In the Singapore Army, a platoon is a Lieutenant billet. In practice, usually a Second Lieutenant is appointed the platoon commander, and will eventually be promoted to this rank. A typical infantry platoon consists of three seven-man section of riflemen and a machine gun team, both commanded by Third Sergeants, a platoon sergeant and a medical orderly for a total of 27 soldiers.

Thai Organization

In the Royal Thai Army, a platoon is commanded by a Lieutenant or Second Lieutenant assisted by a Platoon Sergeant, usually of the rank of sergeant major. In infantry units, rifle platoons are generally made up of five squads (three rifle squads, one machine gun squad and command squad).

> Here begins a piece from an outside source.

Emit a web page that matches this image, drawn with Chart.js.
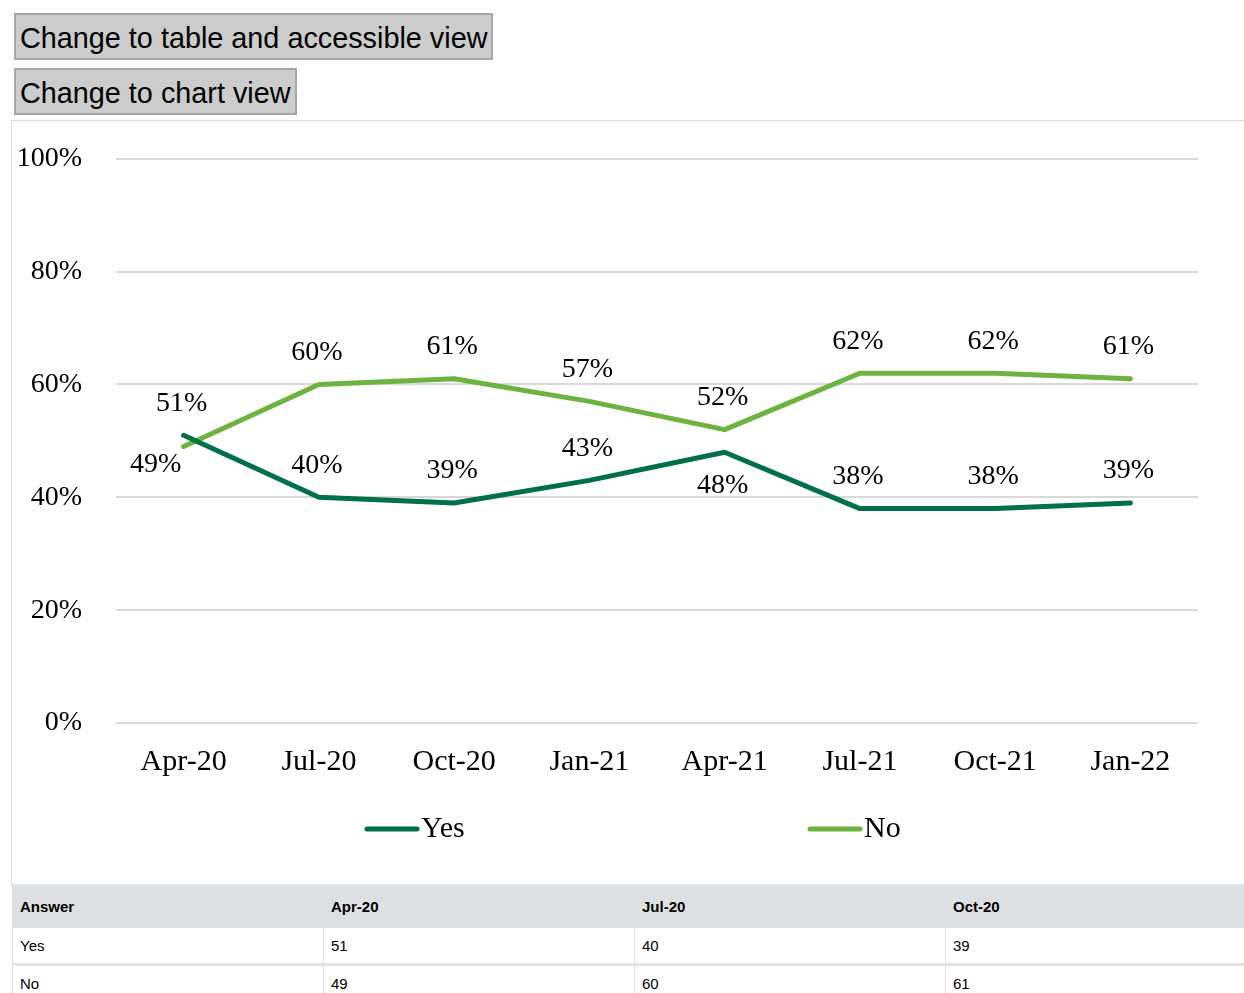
<!DOCTYPE html>
<html>
<head>
<meta charset="utf-8">
<script src="https://cdn.jsdelivr.net/npm/chart.js@4.4.1/dist/chart.umd.min.js"></script>
<style>
  html, body { margin: 0; padding: 0; background: #fff; overflow: hidden; width: 1244px; height: 993px; }
  .btn { position: absolute; left: 14px; height: 47px; box-sizing: border-box; background: #cccccc; border: 2px solid #a6a6a6;
         font-family: "Liberation Sans", Arial, sans-serif; font-size: 28.8px; color: #000; padding: 0 4px; line-height: 46px; white-space: nowrap; }
  #b1 { top: 13px; }
  #b2 { top: 68px; }
  #wrap { position: absolute; left: 11px; top: 120px; width: 1260px; height: 765px; box-sizing: border-box;
          border: 1px solid #dcdcdc; border-right: none; border-bottom: none; }
  #c { position: absolute; left: 0; top: -13px; }
  table { position: absolute; left: 12px; top: 884px; border-collapse: collapse; table-layout: fixed; width: 2799px;
          font-family: "Liberation Sans", Arial, sans-serif; font-size: 15px; color: #000; }
  td, th { width: 303px; padding: 0 0 0 7px; text-align: left; border: 1px solid #e0e0e0; border-top: none; }
  th { background: #dde0e3; font-weight: bold; height: 42px; border-color: #dde0e3; border-top: 1px solid #e6e6e6; }
  td { height: 35px; }
  tr.r2 td { border-top: 3px solid #e3e3e3; }
</style>
</head>
<body>
<div class="btn" id="b1">Change to table and accessible view</div>
<div class="btn" id="b2">Change to chart view</div>
<div id="wrap"><canvas id="c" width="1232" height="776"></canvas></div>
<table id="t"></table>
<script>
const categories = ["Apr-20", "Jul-20", "Oct-20", "Jan-21", "Apr-21", "Jul-21", "Oct-21", "Jan-22"];
const yesValues = [51, 40, 39, 43, 48, 38, 38, 39];
const noValues  = [49, 60, 61, 57, 52, 62, 62, 61];
const yTicks = [0, 20, 40, 60, 80, 100];
const seriesNames = ["Yes", "No"];
const tableHeader = "Answer";

// label placement (style)
const yesLabelPos = ["above", "above", "above", "above", "below", "above", "above", "above"];
const noLabelPos  = ["left", "above", "above", "above", "above", "above", "above", "above"];

const YES_COLOR = "#00704a";
const NO_COLOR = "#6db33f";
const SERIF = "'Liberation Serif', 'Times New Roman', serif";

// table
(function () {
  const t = document.getElementById('t');
  let h = '<tr><th>' + tableHeader + '</th>' + categories.map(c => '<th>' + c + '</th>').join('') + '</tr>';
  h += '<tr><td>' + seriesNames[0] + '</td>' + yesValues.map(v => '<td>' + v + '</td>').join('') + '</tr>';
  h += '<tr class="r2"><td>' + seriesNames[1] + '</td>' + noValues.map(v => '<td>' + v + '</td>').join('') + '</tr>';
  t.innerHTML = h;
})();

const labelPlugin = {
  id: 'pctLabels',
  afterDatasetsDraw(chart) {
    const ctx = chart.ctx;
    ctx.save();
    ctx.font = '28px ' + SERIF;
    ctx.fillStyle = '#000';
    ctx.textAlign = 'center';
    ctx.textBaseline = 'middle';
    chart.data.datasets.forEach((ds, di) => {
      const meta = chart.getDatasetMeta(di);
      meta.data.forEach((pt, i) => {
        const pos = ds.labelPos[i];
        let dx = -2, dy = -32;
        if (pos === 'below') { dy = 33; }
        if (pos === 'left') { dx = -28; dy = 18; }
        ctx.fillText(ds.data[i] + '%', pt.x + dx, pt.y + dy);
      });
    });
    ctx.restore();
  }
};

const legendPlugin = {
  id: 'customLegend',
  afterDraw(chart) {
    const ctx = chart.ctx;
    const a = chart.chartArea;
    const y = a.bottom + 106;
    const starts = [a.left + 251, a.left + 694];
    ctx.save();
    ctx.font = '30px ' + SERIF;
    ctx.textBaseline = 'middle';
    ctx.textAlign = 'left';
    chart.data.datasets.forEach((ds, i) => {
      const x = starts[i];
      ctx.strokeStyle = ds.borderColor;
      ctx.lineWidth = 5;
      ctx.lineCap = 'round';
      ctx.beginPath();
      ctx.moveTo(x, y);
      ctx.lineTo(x + 50, y);
      ctx.stroke();
      ctx.fillStyle = '#000';
      ctx.fillText(ds.label, x + 54, y);
    });
    ctx.restore();
  }
};

new Chart(document.getElementById('c'), {
  type: 'line',
  data: {
    labels: categories,
    datasets: [
      { label: seriesNames[0], data: yesValues, labelPos: yesLabelPos, borderColor: YES_COLOR, backgroundColor: YES_COLOR,
        borderWidth: 5, pointRadius: 0, tension: 0, borderCapStyle: 'round', borderJoinStyle: 'round' },
      { label: seriesNames[1], data: noValues, labelPos: noLabelPos, borderColor: NO_COLOR, backgroundColor: NO_COLOR,
        borderWidth: 5, pointRadius: 0, tension: 0, borderCapStyle: 'round', borderJoinStyle: 'round' }
    ]
  },
  options: {
    responsive: false,
    animation: false,
    layout: { padding: { left: 0, top: 24, right: 46, bottom: 101 } },
    plugins: { legend: { display: false }, tooltip: { enabled: false } },
    scales: {
      x: {
        offset: true,
        grid: { display: false, drawTicks: false },
        border: { display: false },
        ticks: { font: { family: SERIF, size: 30 }, color: '#000', padding: 21, maxRotation: 0 },
        afterFit(s) { s.height = 60; }
      },
      y: {
        min: 0, max: 100,
        afterBuildTicks(s) { s.ticks = yTicks.map(v => ({ value: v })); },
        grid: { color: '#d9d9d9', lineWidth: 2, drawTicks: false },
        border: { display: false },
        ticks: { font: { family: SERIF, size: 28 }, color: '#000', padding: 34, callback: v => v + '%' },
        afterFit(s) { s.width = 104; }
      }
    }
  },
  plugins: [labelPlugin, legendPlugin]
});
</script>
</body>
</html>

United States Organization

In the United States Army, Rifle Platoons are normally composed of 42 Soldiers. They are led by a Platoon Leader (PL), usually an Infantry Second Lieutenant (2LT), and with a Platoon Sergeant (PSG), usually a Sergeant First Class (SFC). Rifle Platoons consist of three nine-man Rifle Squads and one nine-man Weapons Squad. The Platoon Headquarters includes the PL, PSG, along with the PL's Radio-Telephone Operator (RTO), Platoon Forward Observer (FO), the FO's RTO and the Platoon Medic.In the United States Marine Corps, rifle platoons are led by a Platoon Commander, usually a Second Lieutenant. The billet of Platoon Sergeant is a position intended for a Staff Sergeant but it can be held by a Marine ranking from Corporal to Staff Sergeant. In a Marine regiment, rifle platoons usually consist of three rifle squads of 13 men each, usually led by a Sergeant, with three Navy Corpsmen, a Platoon Commander, a Platoon Sergeant and a Platoon Guide, usually a Sergeant. Each squad is further divided into 3 fireteams. A weapons platoon replaces the 3 squads with a 60mm mortar section, an assault section, and a medium machine gun section. The assault section consists of dual-purpose rockets such as the FGM-172 SRAW. A single platoon can cost up to $1,834,326 a year.